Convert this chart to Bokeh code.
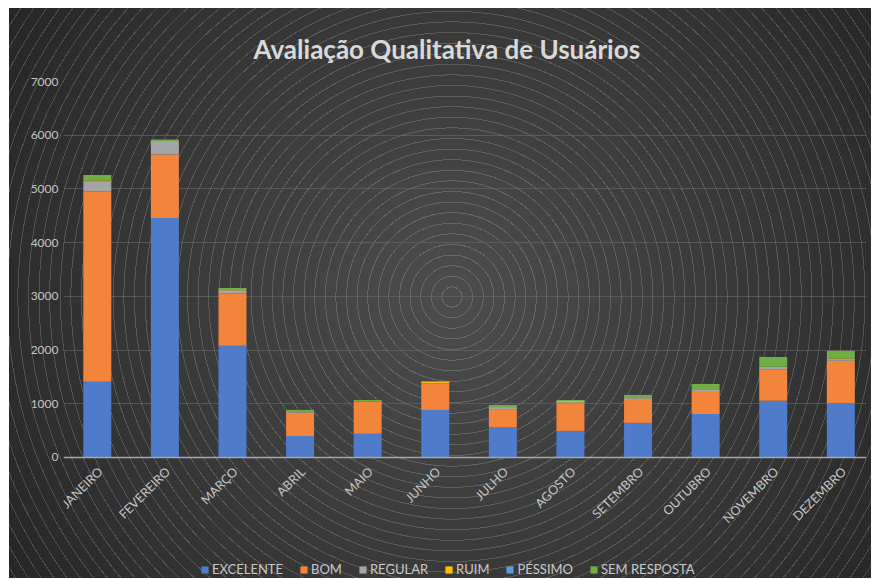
import math
from bokeh.plotting import figure
from bokeh.models import Range1d, FixedTicker, ColumnDataSource, Legend, LegendItem, Span
from bokeh.core.properties import value
from bokeh.embed import file_html
from bokeh.resources import INLINE

# ---------------- data ----------------
months = ["JANEIRO", "FEVEREIRO", "MARÇO", "ABRIL", "MAIO", "JUNHO",
          "JULHO", "AGOSTO", "SETEMBRO", "OUTUBRO", "NOVEMBRO", "DEZEMBRO"]
excelente = [1410, 4460, 2080, 400, 440, 885, 560, 495, 645, 810, 1055, 1015]
bom = [3540, 1180, 975, 435, 595, 495, 340, 510, 447, 410, 590, 785]
regular = [186, 240, 60, 25, 10, 5, 35, 25, 30, 37, 43, 18]
ruim = [20, 10, 5, 0, 0, 30, 5, 20, 0, 0, 0, 25]
pessimo = [0, 0, 0, 0, 0, 0, 0, 0, 0, 0, 0, 0]
sem_resposta = [105, 30, 35, 25, 25, 0, 37, 20, 43, 112, 185, 142]
y_ticks = [0, 1000, 2000, 3000, 4000, 5000, 6000, 7000]

series_keys = ["excelente", "bom", "regular", "ruim", "pessimo", "sem_resposta"]
series_labels = ["EXCELENTE", "BOM", "REGULAR", "RUIM", "PÉSSIMO", "SEM RESPOSTA"]
series_colors = ["#4f7bcb", "#f2843c", "#a5a5a5", "#ffc000", "#5b9bd5", "#70ad47"]
title_text = "Avaliação Qualitativa de Usuários"

x_pos = [i + 0.5 for i in range(len(months))]
source = ColumnDataSource(dict(x=x_pos, month=months, excelente=excelente, bom=bom,
                               regular=regular, ruim=ruim, pessimo=pessimo,
                               sem_resposta=sem_resposta))

W, H = 862, 570
cx, cy = 443, 289
bg = ("repeating-radial-gradient(circle at {cx}px {cy}px, rgba(255,255,255,0) 0px, "
      "rgba(255,255,255,0) 9.6px, rgba(225,225,225,0.2) 9.6px, rgba(225,225,225,0.2) 10.6px), "
      "radial-gradient(circle farthest-corner at {cx}px {cy}px, #4c4c4c 0%, #3c3c3c 45%, #262626 100%)"
      ).format(cx=cx, cy=cy)

# frame spans from the plot top (y=7000 at 73px) down to the figure bottom,
# so the category labels and legend below the zero line stay inside it
p = figure(width=W, height=H, output_backend="svg", toolbar_location=None,
           x_range=Range1d(0, 11.88), y_range=Range1d(-2253, 7000),
           x_axis_location=None,
           min_border_left=54, min_border_right=5, min_border_top=73, min_border_bottom=0,
           styles={"background": bg, "margin-left": "9px", "margin-top": "8px"})
p.background_fill_color = None
p.border_fill_color = None
p.outline_line_color = None

# grid
yt = FixedTicker(ticks=y_ticks)
p.xgrid.visible = False
p.ygrid.ticker = yt
p.ygrid.grid_line_color = "#6a6a6a"
p.ygrid.grid_line_alpha = 0.6
p.ygrid.grid_line_width = 1

renderers = p.vbar_stack(series_keys, x="x", width=0.414, source=source,
                         color=series_colors, line_width=0)

# zero baseline and category labels
p.add_layout(Span(location=0, dimension="width", line_color="#a6a6a6", line_width=1.3))
p.text(x="x", y=0, text="month", source=source, angle=math.pi / 4,
       text_align="right", text_baseline="middle", x_offset=3, y_offset=12,
       text_font=value("Lato"), text_font_size="12.5px", text_color="#c4c4c4")

# title
p.title.text = title_text
p.title.align = "left"
p.title.offset = 190
p.title.standoff = 34
p.title.text_font = "Lato"
p.title.text_font_style = "bold"
p.title.text_font_size = "26px"
p.title.text_color = "#d9d9d9"

# y axis
p.yaxis.ticker = yt
p.yaxis.axis_line_color = None
p.yaxis.major_tick_line_color = None
p.yaxis.minor_tick_line_color = None
p.yaxis.major_tick_out = 0
p.yaxis.major_label_standoff = 5
p.yaxis.major_label_text_font = "Lato"
p.yaxis.major_label_text_font_size = "12px"
p.yaxis.major_label_text_color = "#c4c4c4"

# legend
items = [LegendItem(label=lab, renderers=[r]) for lab, r in zip(series_labels, renderers)]
legend = Legend(items=items, orientation="horizontal", location=(137, 1),
                background_fill_alpha=0, border_line_color=None,
                glyph_width=9, glyph_height=9, label_standoff=3, spacing=16,
                padding=2, margin=0, label_height=16,
                label_text_font="Lato", label_text_font_size="13px", label_text_color="#c8c8c8")
p.add_layout(legend, "center")

open("out.html", "w").write(file_html(p, INLINE))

━━━━━━━━━━━━━━━━━━━━━━━━━━━━━━

Task: Without the pictures, repeat the listing above exactly.

Full response:
Convert this chart to Bokeh code.
import math
from bokeh.plotting import figure
from bokeh.models import Range1d, FixedTicker, ColumnDataSource, Legend, LegendItem, Span
from bokeh.core.properties import value
from bokeh.embed import file_html
from bokeh.resources import INLINE

# ---------------- data ----------------
months = ["JANEIRO", "FEVEREIRO", "MARÇO", "ABRIL", "MAIO", "JUNHO",
          "JULHO", "AGOSTO", "SETEMBRO", "OUTUBRO", "NOVEMBRO", "DEZEMBRO"]
excelente = [1410, 4460, 2080, 400, 440, 885, 560, 495, 645, 810, 1055, 1015]
bom = [3540, 1180, 975, 435, 595, 495, 340, 510, 447, 410, 590, 785]
regular = [186, 240, 60, 25, 10, 5, 35, 25, 30, 37, 43, 18]
ruim = [20, 10, 5, 0, 0, 30, 5, 20, 0, 0, 0, 25]
pessimo = [0, 0, 0, 0, 0, 0, 0, 0, 0, 0, 0, 0]
sem_resposta = [105, 30, 35, 25, 25, 0, 37, 20, 43, 112, 185, 142]
y_ticks = [0, 1000, 2000, 3000, 4000, 5000, 6000, 7000]

series_keys = ["excelente", "bom", "regular", "ruim", "pessimo", "sem_resposta"]
series_labels = ["EXCELENTE", "BOM", "REGULAR", "RUIM", "PÉSSIMO", "SEM RESPOSTA"]
series_colors = ["#4f7bcb", "#f2843c", "#a5a5a5", "#ffc000", "#5b9bd5", "#70ad47"]
title_text = "Avaliação Qualitativa de Usuários"

x_pos = [i + 0.5 for i in range(len(months))]
source = ColumnDataSource(dict(x=x_pos, month=months, excelente=excelente, bom=bom,
                               regular=regular, ruim=ruim, pessimo=pessimo,
                               sem_resposta=sem_resposta))

W, H = 862, 570
cx, cy = 443, 289
bg = ("repeating-radial-gradient(circle at {cx}px {cy}px, rgba(255,255,255,0) 0px, "
      "rgba(255,255,255,0) 9.6px, rgba(225,225,225,0.2) 9.6px, rgba(225,225,225,0.2) 10.6px), "
      "radial-gradient(circle farthest-corner at {cx}px {cy}px, #4c4c4c 0%, #3c3c3c 45%, #262626 100%)"
      ).format(cx=cx, cy=cy)

# frame spans from the plot top (y=7000 at 73px) down to the figure bottom,
# so the category labels and legend below the zero line stay inside it
p = figure(width=W, height=H, output_backend="svg", toolbar_location=None,
           x_range=Range1d(0, 11.88), y_range=Range1d(-2253, 7000),
           x_axis_location=None,
           min_border_left=54, min_border_right=5, min_border_top=73, min_border_bottom=0,
           styles={"background": bg, "margin-left": "9px", "margin-top": "8px"})
p.background_fill_color = None
p.border_fill_color = None
p.outline_line_color = None

# grid
yt = FixedTicker(ticks=y_ticks)
p.xgrid.visible = False
p.ygrid.ticker = yt
p.ygrid.grid_line_color = "#6a6a6a"
p.ygrid.grid_line_alpha = 0.6
p.ygrid.grid_line_width = 1

renderers = p.vbar_stack(series_keys, x="x", width=0.414, source=source,
                         color=series_colors, line_width=0)

# zero baseline and category labels
p.add_layout(Span(location=0, dimension="width", line_color="#a6a6a6", line_width=1.3))
p.text(x="x", y=0, text="month", source=source, angle=math.pi / 4,
       text_align="right", text_baseline="middle", x_offset=3, y_offset=12,
       text_font=value("Lato"), text_font_size="12.5px", text_color="#c4c4c4")

# title
p.title.text = title_text
p.title.align = "left"
p.title.offset = 190
p.title.standoff = 34
p.title.text_font = "Lato"
p.title.text_font_style = "bold"
p.title.text_font_size = "26px"
p.title.text_color = "#d9d9d9"

# y axis
p.yaxis.ticker = yt
p.yaxis.axis_line_color = None
p.yaxis.major_tick_line_color = None
p.yaxis.minor_tick_line_color = None
p.yaxis.major_tick_out = 0
p.yaxis.major_label_standoff = 5
p.yaxis.major_label_text_font = "Lato"
p.yaxis.major_label_text_font_size = "12px"
p.yaxis.major_label_text_color = "#c4c4c4"

# legend
items = [LegendItem(label=lab, renderers=[r]) for lab, r in zip(series_labels, renderers)]
legend = Legend(items=items, orientation="horizontal", location=(137, 1),
                background_fill_alpha=0, border_line_color=None,
                glyph_width=9, glyph_height=9, label_standoff=3, spacing=16,
                padding=2, margin=0, label_height=16,
                label_text_font="Lato", label_text_font_size="13px", label_text_color="#c8c8c8")
p.add_layout(legend, "center")

open("out.html", "w").write(file_html(p, INLINE))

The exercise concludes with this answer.